Consumers are paying a steep price. Chicken can't easily cross between Quebec and New Brunswick. Quebec also sets a retail floor price for milk, prompting many Quebeckers to shop in Ontario, where prices are much lower.

A wave of protectionism around the world could further stall progress on internal trade in Canada.

Ottawa and the provinces felt the need to upgrade internal trade rules after years of neglect in part because of pressure from foreign trade deals. Ratification of the Canada-European Union Comprehensive Economic and Trade Agreement (CETA) in the coming month would have created an absurd situation in which foreign companies enjoyed better access to provincial contracts than Canadian suppliers.

CETA might be the last deal Canada signs for a while to liberalize trade.

Donald Trump's arrival in the White House is likely to usher in an era of greater protectionism – in North America and beyond.

The Trump administration has said it will not ratify the 12-country Trans Pacific Partnership and the deal is now effectively dead. Among the key concessions by Canada in the agreement were pledges to open more of its dairy and procurement markets to foreign competition.

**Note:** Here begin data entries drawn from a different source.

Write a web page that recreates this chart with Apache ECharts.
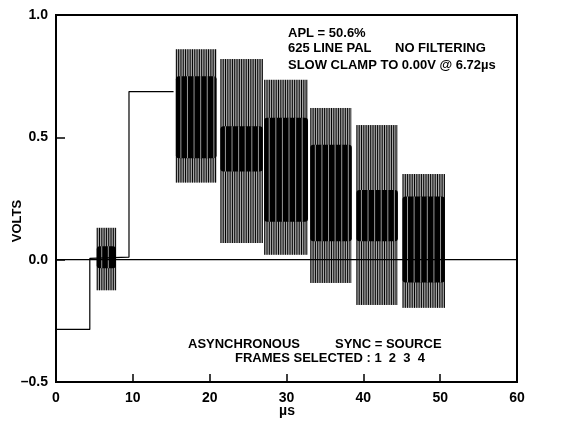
<!DOCTYPE html>
<html><head><meta charset="utf-8">
<script src="https://cdn.jsdelivr.net/npm/echarts@6/dist/echarts.min.js"></script>
<style>html,body{margin:0;padding:0;background:#fff}#c{width:572px;height:423px}</style>
</head><body><div id="c"></div>
<script>
// Axis ticks
const xTicks = [0, 10, 20, 30, 40, 50, 60];
const yTicks = [-0.5, 0.0, 0.5, 1.0];
// Luminance trace (sync tip, back porch, step) : [µs, V]
const traceX = [0, 4.4, 4.4, 9.5, 9.5, 15.3];
const traceY = [-0.285, -0.285, 0.005, 0.01, 0.687, 0.687];
// Chroma packets (burst + 6 modulated ramp steps)
const pktName  = ['burst', 'p1', 'p2', 'p3', 'p4', 'p5', 'p6'];
const pktStart = [5.3, 15.6, 21.4, 27.1, 33.1, 39.1, 45.1];
const pktEnd   = [7.8, 20.9, 26.9, 32.8, 38.5, 44.5, 50.6];
const outerTop = [0.13, 0.86, 0.82, 0.735, 0.62, 0.55, 0.35];
const outerBot = [-0.125, 0.315, 0.068, 0.02, -0.095, -0.185, -0.197];
const innerTop = [0.055, 0.75, 0.545, 0.58, 0.47, 0.285, 0.258];
const innerBot = [-0.035, 0.415, 0.36, 0.155, 0.075, 0.075, -0.093];
// Zero reference
const zeroX = [0, 60];
const zeroY = [0, 0];

const tracePts = traceX.map((x, i) => [x, traceY[i]]);
const zeroPts = zeroX.map((x, i) => [x, zeroY[i]]);
const pktData = pktName.map((n, i) => [pktStart[i], pktEnd[i], outerTop[i], outerBot[i], innerTop[i], innerBot[i]]);

const FONT = 'Liberation Sans, Arial, sans-serif';
const chart = echarts.init(document.getElementById('c'), null, {renderer: 'canvas'});

function renderPkt(params, api) {
  const x0 = api.coord([api.value(0), 0])[0];
  const x1 = api.coord([api.value(1), 0])[0];
  const yOT = api.coord([0, api.value(2)])[1];
  const yOB = api.coord([0, api.value(3)])[1];
  const yIT = api.coord([0, api.value(4)])[1];
  const yIB = api.coord([0, api.value(5)])[1];
  const ch = [];
  ch.push({type: 'rect', shape: {x: x0, y: yOT, width: x1 - x0, height: yOB - yOT}, style: {fill: '#a8a8a8'}});
  for (let x = x0 + 0.5; x <= x1; x += 2.3) {
    ch.push({type: 'line', shape: {x1: x, y1: yOT, x2: x, y2: yOB}, style: {stroke: '#000', lineWidth: 1}});
  }
  ch.push({type: 'rect', shape: {x: x0, y: yIT, width: x1 - x0, height: yIB - yIT, r: 3}, style: {fill: '#000'}});
  for (let x = x0 + 5; x < x1 - 2; x += 6.6) {
    ch.push({type: 'line', shape: {x1: x, y1: yIT, x2: x, y2: yIB}, style: {stroke: '#fff', lineWidth: 0.6}});
  }
  return {type: 'group', children: ch};
}

const txt = (left, top, text) => ({type: 'text', left, top, style: {text, font: 'bold 13px ' + FONT, fill: '#000'}});

chart.setOption({
  animation: false,
  backgroundColor: '#fff',
  grid: {left: 56, right: 55, top: 15, bottom: 41, containLabel: false, outerBoundsMode: 'none',
    show: true, borderColor: '#000', borderWidth: 2, backgroundColor: 'transparent'},
  xAxis: {
    type: 'value', min: 0, max: 60, interval: 10,
    axisLine: {show: true, onZero: false, lineStyle: {color: '#000', width: 2}},
    axisTick: {show: true, inside: true, length: 8, lineStyle: {color: '#000', width: 1.5}},
    axisLabel: {fontFamily: FONT, fontWeight: 'bold', fontSize: 14, color: '#000', margin: 9},
    splitLine: {show: false}
  },
  yAxis: {
    type: 'value', min: -0.5, max: 1.0, interval: 0.5,
    axisLine: {show: true, onZero: false, lineStyle: {color: '#000', width: 2}},
    axisTick: {show: true, inside: true, length: 9, lineStyle: {color: '#000', width: 1.5}},
    axisLabel: {fontFamily: FONT, fontWeight: 'bold', fontSize: 14, color: '#000', margin: 8,
      formatter: v => (v < 0 ? '\u2013' + Math.abs(v).toFixed(1) : v.toFixed(1))},
    splitLine: {show: false}
  },
  series: [
    {type: 'line', data: zeroPts, symbol: 'none', lineStyle: {color: '#000', width: 1.3}, silent: true},
    {type: 'line', data: tracePts, symbol: 'none', lineStyle: {color: '#000', width: 1.2}, silent: true},
    {type: 'custom', data: pktData, renderItem: renderPkt, silent: true}
  ],
  graphic: [
    txt(288, 26.5, 'APL = 50.6%'),
    txt(288, 42, '625 LINE PAL'),
    txt(395, 42, 'NO FILTERING'),
    txt(288, 58.5, 'SLOW CLAMP TO 0.00V @ 6.72µs'),
    txt(188, 337.5, 'ASYNCHRONOUS'),
    txt(335, 337.5, 'SYNC = SOURCE'),
    txt(235, 352, 'FRAMES SELECTED : 1  2  3  4'),
    {type: 'text', x: 17, y: 221, rotation: Math.PI / 2,
      style: {text: 'VOLTS', font: 'bold 13px ' + FONT, fill: '#000', align: 'center', verticalAlign: 'middle'}},
    {type: 'text', x: 287, y: 411,
      style: {text: 'µs', font: 'bold 14px ' + FONT, fill: '#000', align: 'center', verticalAlign: 'middle'}}
  ]
});
</script></body></html>
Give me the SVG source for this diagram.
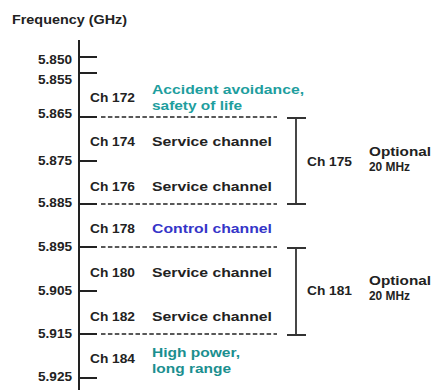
<svg xmlns="http://www.w3.org/2000/svg" width="432" height="390" viewBox="0 0 432 390">
  <style>
    text { font-family: "Liberation Sans", Arial, sans-serif; font-weight: bold; font-size: 12.5px; fill: #222; }
    .num { text-anchor: end; }
    .teal { fill: #1e9e9e; }
    .teal2 { fill: #1b8f8f; }
    .blue { fill: #3535c8; }
    .axis { stroke: #222; stroke-width: 2; fill: none; }
    .tick { stroke: #222; stroke-width: 2; }
    .dash { stroke: #222; stroke-width: 1.6; stroke-dasharray: 4.5 2.4; }
    .bracket { stroke: #333; stroke-width: 1.8; fill: none; }
  </style>
  <rect width="432" height="390" fill="#fff"/>

  <text x="12" y="24" textLength="115" lengthAdjust="spacingAndGlyphs">Frequency (GHz)</text>

  <!-- frequency axis and scale ticks -->
  <g id="axis">
    <line class="axis" x1="79" y1="40" x2="79" y2="390"/>
    <line class="tick" x1="79" y1="57" x2="97" y2="57"/>
    <line class="tick" x1="79" y1="73" x2="97" y2="73"/>
    <line class="tick" x1="79" y1="117" x2="97" y2="117"/>
    <line class="tick" x1="79" y1="161" x2="97" y2="161"/>
    <line class="tick" x1="79" y1="204" x2="97" y2="204"/>
    <line class="tick" x1="79" y1="247" x2="97" y2="247"/>
    <line class="tick" x1="79" y1="291" x2="97" y2="291"/>
    <line class="tick" x1="79" y1="334" x2="97" y2="334"/>
    <line class="tick" x1="79" y1="378" x2="97" y2="378"/>
    <text class="num" x="72" y="64" textLength="34" lengthAdjust="spacingAndGlyphs">5.850</text>
    <text class="num" x="72" y="84" textLength="34" lengthAdjust="spacingAndGlyphs">5.855</text>
    <text class="num" x="72" y="118" textLength="34" lengthAdjust="spacingAndGlyphs">5.865</text>
    <text class="num" x="72" y="165" textLength="34" lengthAdjust="spacingAndGlyphs">5.875</text>
    <text class="num" x="72" y="207" textLength="34" lengthAdjust="spacingAndGlyphs">5.885</text>
    <text class="num" x="72" y="251" textLength="34" lengthAdjust="spacingAndGlyphs">5.895</text>
    <text class="num" x="72" y="295" textLength="34" lengthAdjust="spacingAndGlyphs">5.905</text>
    <text class="num" x="72" y="338" textLength="34" lengthAdjust="spacingAndGlyphs">5.915</text>
    <text class="num" x="72" y="381" textLength="34" lengthAdjust="spacingAndGlyphs">5.925</text>
  </g>

  <!-- channel boundaries -->
  <g id="connectors">
    <line class="dash" x1="101" y1="117" x2="277" y2="117"/>
    <line class="dash" x1="101" y1="204" x2="277" y2="204"/>
    <line class="dash" x1="101" y1="247" x2="277" y2="247"/>
    <line class="dash" x1="101" y1="334" x2="277" y2="334"/>
    <path class="bracket" d="M287 118 H306 M296 118 V204 M287 204 H306"/>
    <path class="bracket" d="M287 248 H306 M296 248 V335 M287 335 H306"/>
  </g>

  <g id="ch172">
    <text x="90" y="102" textLength="45" lengthAdjust="spacingAndGlyphs">Ch 172</text>
    <text class="teal" x="152" y="94" textLength="152" lengthAdjust="spacingAndGlyphs">Accident avoidance,</text>
    <text class="teal" x="152" y="110" textLength="90" lengthAdjust="spacingAndGlyphs">safety of life</text>
  </g>
  <g id="ch174">
    <text x="90" y="146" textLength="45" lengthAdjust="spacingAndGlyphs">Ch 174</text>
    <text x="152" y="146" textLength="120" lengthAdjust="spacingAndGlyphs">Service channel</text>
  </g>
  <g id="ch176">
    <text x="90" y="191" textLength="45" lengthAdjust="spacingAndGlyphs">Ch 176</text>
    <text x="152" y="191" textLength="120" lengthAdjust="spacingAndGlyphs">Service channel</text>
  </g>
  <g id="ch178">
    <text x="90" y="233" textLength="45" lengthAdjust="spacingAndGlyphs">Ch 178</text>
    <text class="blue" x="152" y="233" textLength="120" lengthAdjust="spacingAndGlyphs">Control channel</text>
  </g>
  <g id="ch180">
    <text x="90" y="277" textLength="45" lengthAdjust="spacingAndGlyphs">Ch 180</text>
    <text x="152" y="277" textLength="120" lengthAdjust="spacingAndGlyphs">Service channel</text>
  </g>
  <g id="ch182">
    <text x="90" y="321" textLength="45" lengthAdjust="spacingAndGlyphs">Ch 182</text>
    <text x="152" y="321" textLength="120" lengthAdjust="spacingAndGlyphs">Service channel</text>
  </g>
  <g id="ch184">
    <text x="90" y="363" textLength="45" lengthAdjust="spacingAndGlyphs">Ch 184</text>
    <text class="teal2" x="152" y="357" textLength="88" lengthAdjust="spacingAndGlyphs">High power,</text>
    <text class="teal2" x="152" y="373" textLength="79" lengthAdjust="spacingAndGlyphs">long range</text>
  </g>

  <g id="ch175">
    <text x="307" y="166" textLength="45" lengthAdjust="spacingAndGlyphs">Ch 175</text>
    <text x="369" y="156" textLength="62" lengthAdjust="spacingAndGlyphs">Optional</text>
    <text x="369" y="171" textLength="41" lengthAdjust="spacingAndGlyphs">20 MHz</text>
  </g>
  <g id="ch181">
    <text x="307" y="295" textLength="45" lengthAdjust="spacingAndGlyphs">Ch 181</text>
    <text x="369" y="285" textLength="62" lengthAdjust="spacingAndGlyphs">Optional</text>
    <text x="369" y="300" textLength="41" lengthAdjust="spacingAndGlyphs">20 MHz</text>
  </g>
</svg>
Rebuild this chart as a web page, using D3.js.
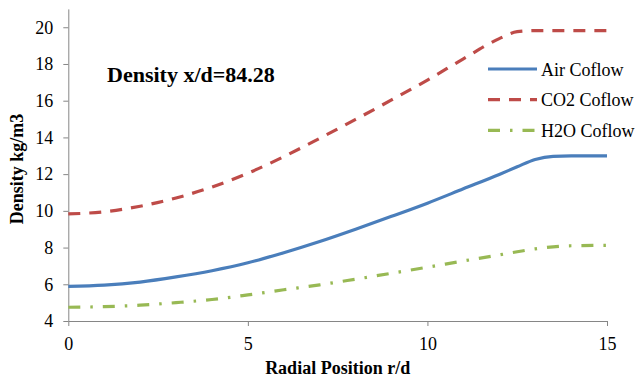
<!DOCTYPE html>
<html><head><meta charset="utf-8">
<script src="https://cdn.jsdelivr.net/npm/d3@7"></script>
<style>body{margin:0;background:#fff}svg{display:block}</style>
</head><body>
<script>
const radial = [0,1,2,3,4,5,6,7,8,9,10,11,12,12.5,13,13.5,14,15];
const airCoflow = [5.89,5.95,6.12,6.4,6.74,7.17,7.72,8.33,9.0,9.7,10.42,11.2,11.98,12.4,12.8,12.97,12.99,12.99];
const co2Coflow = [9.83,9.95,10.25,10.7,11.3,12.05,12.95,13.95,14.98,16.04,17.12,18.28,19.38,19.76,19.82,19.82,19.82,19.82];
const h2oCoflow = [4.75,4.78,4.86,5.0,5.17,5.42,5.7,5.97,6.28,6.6,6.93,7.27,7.6,7.77,7.93,8.04,8.1,8.12];
const xTicks = [0,5,10,15];
const yTicks = [4,6,8,10,12,14,16,18,20];
const seriesNames = ["Air Coflow","CO2 Coflow","H2O Coflow"];
const seriesColors = ["#4a7ebb","#be4b48","#98b954"];
const seriesDash = [null,"12,9","12,10,2.5,10"];

const FONT = "'Liberation Serif', 'Times New Roman', Times, Tinos, 'DejaVu Serif', serif";
const W=635,H=382;
const svg=d3.select("body").append("svg").attr("width",W).attr("height",H)
  .style("font-family",FONT);
const x=d3.scaleLinear().domain([0,15]).range([68.3,607]);
const y=d3.scaleLinear().domain([4,21]).range([321,8.9]);
const axisColor="#868686";

const xa=svg.append("g").attr("transform",`translate(0,${y(4)})`)
  .call(d3.axisBottom(x).tickValues(xTicks).tickSize(5).tickSizeOuter(0).tickPadding(11));
const ya=svg.append("g").attr("transform",`translate(${x(0)},0)`)
  .call(d3.axisLeft(y).tickValues(yTicks).tickSize(5).tickSizeOuter(0).tickPadding(10));
[xa,ya].forEach(g=>{
  g.attr("font-family",null).attr("font-size",null);
  g.selectAll("path,line").attr("stroke",axisColor);
  g.selectAll("text").style("font-family",FONT).style("font-size","18px").attr("fill","#000");
});

const data=[airCoflow,co2Coflow,h2oCoflow];
const line=d3.line().x((d,i)=>x(radial[i])).y(d=>y(d)).curve(d3.curveMonotoneX);
data.forEach((s,k)=>{
  svg.append("path").datum(s).attr("d",line).attr("fill","none")
    .attr("stroke",seriesColors[k]).attr("stroke-width",3.2)
    .attr("stroke-dasharray",seriesDash[k]);
});

svg.append("text").attr("x",107).attr("y",82).style("font-family",FONT).style("font-size","22px").attr("font-weight","bold").text("Density x/d=84.28");

const lg=svg.append("g");
seriesNames.forEach((n,k)=>{
  const cy=69+k*30.7;
  lg.append("line").attr("x1",488).attr("x2",537).attr("y1",cy).attr("y2",cy)
    .attr("stroke",seriesColors[k]).attr("stroke-width",3.2).attr("stroke-dasharray",seriesDash[k]);
  lg.append("text").attr("x",541).attr("y",cy+6.5).style("font-family",FONT).style("font-size","18px").text(n);
});

svg.append("text").attr("x",(x(0)+x(15))/2).attr("y",374).attr("text-anchor","middle")
  .style("font-family",FONT).style("font-size","18px").attr("font-weight","bold").text("Radial Position r/d");
svg.append("text").attr("transform","translate(23,169) rotate(-90)").attr("text-anchor","middle")
  .style("font-family",FONT).style("font-size","18px").attr("font-weight","bold").text("Density kg/m3");
</script>
</body></html>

With the TPP off the table for now, Ottawa and the provinces face less pressure to reform.

But Canada isn't entirely off the hook. The prospect of a renegotiation of the North American free-trade agreement could put many of these sensitive issues back in play. The United States could pressure Canada to make additional concessions to the supply-managed dairy and poultry sectors, even beyond what it offered in the TPP negotiations.

The good news is that Canada will soon have a mechanism to fix flaws in the economic union.